One of the major themes of 3GPP Release 12 (due for completion in 2014) is enhanced support for small cells in LTE. With mobile network traffic expected to increase dramatically over the coming years, the ability to reuse spectrum many times in dense usage areas will make small cells crucial.
In a previous post on 3GPP Standards Releases for LTE I identified a number of features related to the support of small cells, including the home eNodeB in Release 9, relay nodes and interference coordination in Release 10, and coordinated multipoint operation in Release 11. However, there has been no shortage of ideas to enhance the support of small cells in 3GPP Release 12 and beyond. The general aim is to use small cells to extend the capacity, coverage and service capability of LTE in a manner that is energy- and cost-efficient. This requires careful and potentially dynamic co-ordination of the activities of large and small cells, for example to balance their use of system resources and to manage the interference between them.

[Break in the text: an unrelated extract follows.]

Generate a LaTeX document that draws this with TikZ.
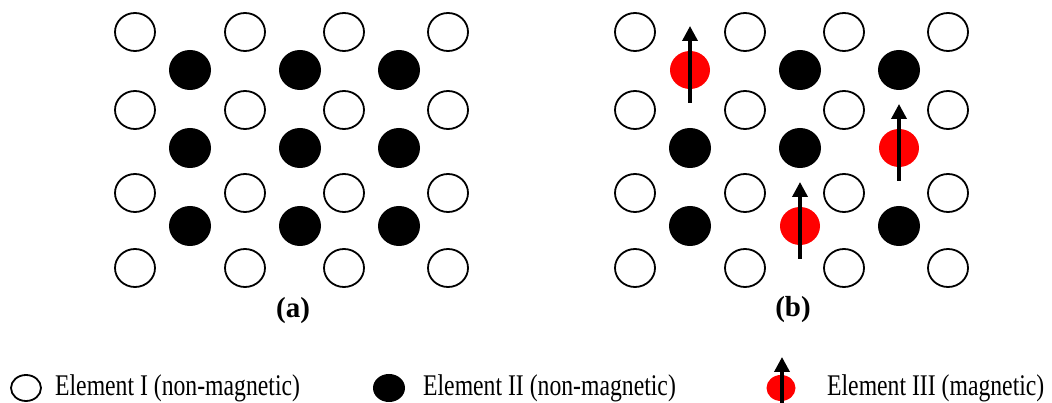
\documentclass[tikz,border=0pt]{standalone}
\usepackage{fontspec}
\setmainfont{Liberation Serif}
\usetikzlibrary{arrows.meta}

\begin{document}
\begin{tikzpicture}[x=1pt, y=1pt,
    whiteatom/.style={draw=black, line width=1.8pt, fill=white},
    blackatom/.style={fill=black},
    redatom/.style={fill=red},
    spin/.style={line width=3.5pt, -{Triangle[width=15pt,length=15pt]}},
    legendtext/.style={anchor=base west, inner sep=0pt, font=\fontsize{30}{34}\selectfont, xscale=0.79, transform shape},
    panellabel/.style={font=\fontsize{29}{34}\selectfont\bfseries}]
    \useasboundingbox (0,0) rectangle (1052,403);

    % Element I sites, both panels
    \foreach \px in {0,500} {
      \foreach \x in {135,245,344,448}
        \foreach \y in {371,293,210,135}
          \draw[whiteatom] (\x+\px,\y) ellipse (20 and 19);
    }

    % Panel (a): only Element II
    \foreach \x in {190,300,399}
      \foreach \y in {333,255,177}
        \fill[blackatom] (\x,\y) ellipse (21 and 20);
    \node[panellabel] (labela) at (293,92) {(a)};

    % Panel (b): Element II with some sites replaced by Element III
    \foreach \x/\y in {800/333, 899/333, 690/255, 800/255, 690/177, 899/177}
      \fill[blackatom] (\x,\y) ellipse (21 and 20);
    \foreach \x/\y in {690/333, 899/255, 800/177} {
      \fill[redatom] (\x,\y) ellipse (20 and 19);
      \draw[spin] (\x,\y-33) -- (\x,\y+44);
    }
    \node[panellabel] (labelb) at (793,93) {(b)};

    % Legend
    \draw[whiteatom] (26,15) ellipse (15 and 13);
    \node[legendtext] (legI) at (55,7) {Element I (non-magnetic)};
    \fill[blackatom] (389,15) ellipse (16 and 14);
    \node[legendtext] (legII) at (423,7) {Element II (non-magnetic)};
    \fill[redatom] (781,15) ellipse (14.5 and 13);
    \draw[spin] (782,0) -- (782,46);
    \node[legendtext] (legIII) at (827,7) {Element III (magnetic)};
\end{tikzpicture}
\end{document}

In this post I want to talk about one particular aspect of enhanced small cells, which was brought to my attention recently by my ex-colleague Sunil Chotai (also known as “Zed”). The idea is known variously as “soft cells”, “phantom cells” and “amorphous cells” and could transform the way multimedia content is delivered in densely populated areas. One example application is the distribution of video content at sports stadia or concert venues.
The principle of soft cells is to provide a mobile terminal with simultaneous logical connections (although not necessarily physical connections) to both a macrocell and a picocell, in an arrangement described as “wide-area assisted local-area access”, as illustrated in the figure below.
The macrocell provides an “anchor carrier”, which gives the mobile terminal a robust wide-area signalling connection, carrying system information and basic radio resource control (and potentially low rate or high reliability user data). The picocell provides a “booster carrier”, which supports highly efficient delivery of user traffic within its local area. The anchor carrier ensures that a mobile terminal has a reliable signalling connection as it moves around a network coverage area, but traffic can be offloaded to a local booster carrier if a user requires a period of intense communication.
The solution is particularly effective when the booster carriers can be deployed in a different frequency band to the anchor carriers, because this relaxes the interference problems between the layers. However, it can also be used where the macrocells and picocells are deployed in the same band. Picocells are particularly suited to new spectrum at higher frequencies, where range is not so important.
A number of features are required to enable the soft cell concept in LTE. The mobile terminal has to be able to support multiple transport channels and MAC entities, along with scheduling of the activities related to the anchor and booster carriers. It must also be possible for the mobile terminal to discover and synchronise to the booster carriers, while maintaining a signalling relationship with an anchor carrier. Also the operation of the booster carriers can be optimised to their traffic-related role, by minimising overheads, controlling interference and increasing battery efficiency.
Enhanced small cell developments offer the prospect of substantial capacity gains, but they will not be available until Release 12 and will they require new mobile terminals to enter the market before they have a significant impact. Therefore it will be sometime beyond 2015 before their full benefit is brought to bear.